Join author Marcia Walker-McWilliams at the Frances Willard House Museum at 4 p.m. on Sunday, April 24, for a virtual discussion of the life and activism of Reverend Addie Wyatt. Labor leader, civil rights activist, outspoken feminist, African American clergywoman, Wyatt stood at the confluence of many rivers of change in 20th century Chicago and the United States. She was the first female president of a local chapter of the United Packinghouse Workers of America, worked alongside Martin Luther King Jr. and Eleanor Roosevelt, and appeared as one of Time magazine’s Women of the Year in1975.
In her biography, Walker-McWilliams illuminates how Wyatt’s personal experiences with overcoming poverty and discrimination drove her lifelong commitment to social justice and the collective struggle against economic, racial, and gender inequalities. A parallel journey led Wyatt to develop an abiding spiritual faith that denied defeatism by refusing to accept such circumstances as immutable social forces. Drawing on oral histories, interviews, personal papers and extensive archival materials, Rev. Wyatt is the inspiring portrait of a woman who defied injustice in its many guises.
Marcia Walker-McWilliams is the Executive Director of the Black Metropolis Research Consortium at the University of Chicago. She works with community members and BMRC institutions to facilitate the discovery, preservation and use of Black historical collections.

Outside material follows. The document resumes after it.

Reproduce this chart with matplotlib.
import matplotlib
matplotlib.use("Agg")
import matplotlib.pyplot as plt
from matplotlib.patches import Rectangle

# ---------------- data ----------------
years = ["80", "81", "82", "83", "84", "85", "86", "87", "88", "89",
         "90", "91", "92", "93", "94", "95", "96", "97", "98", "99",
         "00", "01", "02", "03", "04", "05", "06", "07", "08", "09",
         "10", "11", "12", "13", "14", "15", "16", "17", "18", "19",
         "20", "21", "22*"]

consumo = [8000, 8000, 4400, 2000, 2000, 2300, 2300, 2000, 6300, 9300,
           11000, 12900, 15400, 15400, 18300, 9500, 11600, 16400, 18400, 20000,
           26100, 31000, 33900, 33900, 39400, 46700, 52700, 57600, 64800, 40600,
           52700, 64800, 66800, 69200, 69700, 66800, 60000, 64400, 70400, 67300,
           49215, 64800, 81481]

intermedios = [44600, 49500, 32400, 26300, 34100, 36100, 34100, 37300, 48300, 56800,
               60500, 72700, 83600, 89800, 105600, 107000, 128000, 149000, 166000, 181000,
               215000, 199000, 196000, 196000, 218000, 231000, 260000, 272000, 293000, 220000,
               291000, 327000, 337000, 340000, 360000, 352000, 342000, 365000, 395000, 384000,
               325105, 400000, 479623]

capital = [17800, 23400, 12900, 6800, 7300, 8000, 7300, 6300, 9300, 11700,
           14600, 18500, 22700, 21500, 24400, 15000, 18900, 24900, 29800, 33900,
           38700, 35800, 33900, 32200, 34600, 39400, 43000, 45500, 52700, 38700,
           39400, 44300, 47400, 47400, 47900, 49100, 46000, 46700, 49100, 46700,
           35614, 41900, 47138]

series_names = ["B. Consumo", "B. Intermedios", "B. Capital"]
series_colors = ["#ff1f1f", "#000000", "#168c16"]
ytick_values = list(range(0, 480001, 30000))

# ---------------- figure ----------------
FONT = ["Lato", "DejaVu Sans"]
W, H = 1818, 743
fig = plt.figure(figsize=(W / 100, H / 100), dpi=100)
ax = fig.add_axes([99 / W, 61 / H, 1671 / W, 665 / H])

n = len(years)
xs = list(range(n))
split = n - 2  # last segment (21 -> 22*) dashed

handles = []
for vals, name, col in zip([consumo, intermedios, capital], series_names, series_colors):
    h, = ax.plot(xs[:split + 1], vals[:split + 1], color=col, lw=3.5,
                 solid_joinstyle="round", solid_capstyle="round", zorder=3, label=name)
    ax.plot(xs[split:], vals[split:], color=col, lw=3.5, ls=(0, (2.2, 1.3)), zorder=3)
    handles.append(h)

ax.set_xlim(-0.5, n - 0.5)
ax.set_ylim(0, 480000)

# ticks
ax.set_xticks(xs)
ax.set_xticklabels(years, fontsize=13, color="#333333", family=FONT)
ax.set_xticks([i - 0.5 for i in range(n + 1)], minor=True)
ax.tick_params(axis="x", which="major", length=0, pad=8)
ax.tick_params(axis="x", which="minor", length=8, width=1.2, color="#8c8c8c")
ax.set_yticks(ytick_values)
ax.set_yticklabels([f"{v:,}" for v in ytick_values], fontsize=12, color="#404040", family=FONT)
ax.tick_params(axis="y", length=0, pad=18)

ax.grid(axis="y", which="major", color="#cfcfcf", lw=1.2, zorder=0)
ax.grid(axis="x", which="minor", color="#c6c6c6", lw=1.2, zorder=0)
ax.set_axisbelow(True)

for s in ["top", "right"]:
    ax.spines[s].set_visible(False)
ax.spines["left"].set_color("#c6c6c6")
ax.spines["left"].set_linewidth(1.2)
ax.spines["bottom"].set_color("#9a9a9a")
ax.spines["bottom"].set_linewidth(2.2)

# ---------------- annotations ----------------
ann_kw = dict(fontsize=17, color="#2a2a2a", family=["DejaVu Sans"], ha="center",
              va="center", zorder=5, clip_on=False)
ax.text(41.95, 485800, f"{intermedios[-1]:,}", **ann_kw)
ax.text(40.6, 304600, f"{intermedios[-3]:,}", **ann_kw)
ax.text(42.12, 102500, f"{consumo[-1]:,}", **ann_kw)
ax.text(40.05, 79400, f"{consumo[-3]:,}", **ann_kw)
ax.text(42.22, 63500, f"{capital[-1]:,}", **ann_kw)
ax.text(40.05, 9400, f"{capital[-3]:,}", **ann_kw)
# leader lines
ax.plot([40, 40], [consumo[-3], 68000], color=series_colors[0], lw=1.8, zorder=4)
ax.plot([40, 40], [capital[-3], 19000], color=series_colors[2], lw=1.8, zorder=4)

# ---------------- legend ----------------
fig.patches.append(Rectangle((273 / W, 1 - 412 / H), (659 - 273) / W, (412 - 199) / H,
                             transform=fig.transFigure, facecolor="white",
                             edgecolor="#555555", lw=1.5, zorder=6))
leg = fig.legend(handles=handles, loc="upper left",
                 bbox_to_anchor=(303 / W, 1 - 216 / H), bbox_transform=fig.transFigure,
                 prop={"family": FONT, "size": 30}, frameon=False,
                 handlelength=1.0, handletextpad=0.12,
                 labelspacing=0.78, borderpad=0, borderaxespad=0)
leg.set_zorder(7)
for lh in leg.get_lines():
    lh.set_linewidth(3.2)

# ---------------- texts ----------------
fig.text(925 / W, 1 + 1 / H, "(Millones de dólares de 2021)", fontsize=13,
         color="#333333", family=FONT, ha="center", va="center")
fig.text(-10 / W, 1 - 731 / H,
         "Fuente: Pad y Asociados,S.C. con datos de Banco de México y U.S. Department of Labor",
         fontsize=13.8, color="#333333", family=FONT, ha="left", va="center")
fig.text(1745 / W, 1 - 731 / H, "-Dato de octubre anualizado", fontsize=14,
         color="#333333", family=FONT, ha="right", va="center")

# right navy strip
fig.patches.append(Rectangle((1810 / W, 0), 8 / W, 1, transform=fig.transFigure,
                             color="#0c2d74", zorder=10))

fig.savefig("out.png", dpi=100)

This program is part of the Views series at the Willard House, which highlights new
research and writing in women’s history. This season features conversations with scholars exploring the theme Women, Faith, and Activism. For generations of women, their faith was a key source of personal exploration and reform motivation. What does that mean today – and what understanding can we gain by examining this in the past?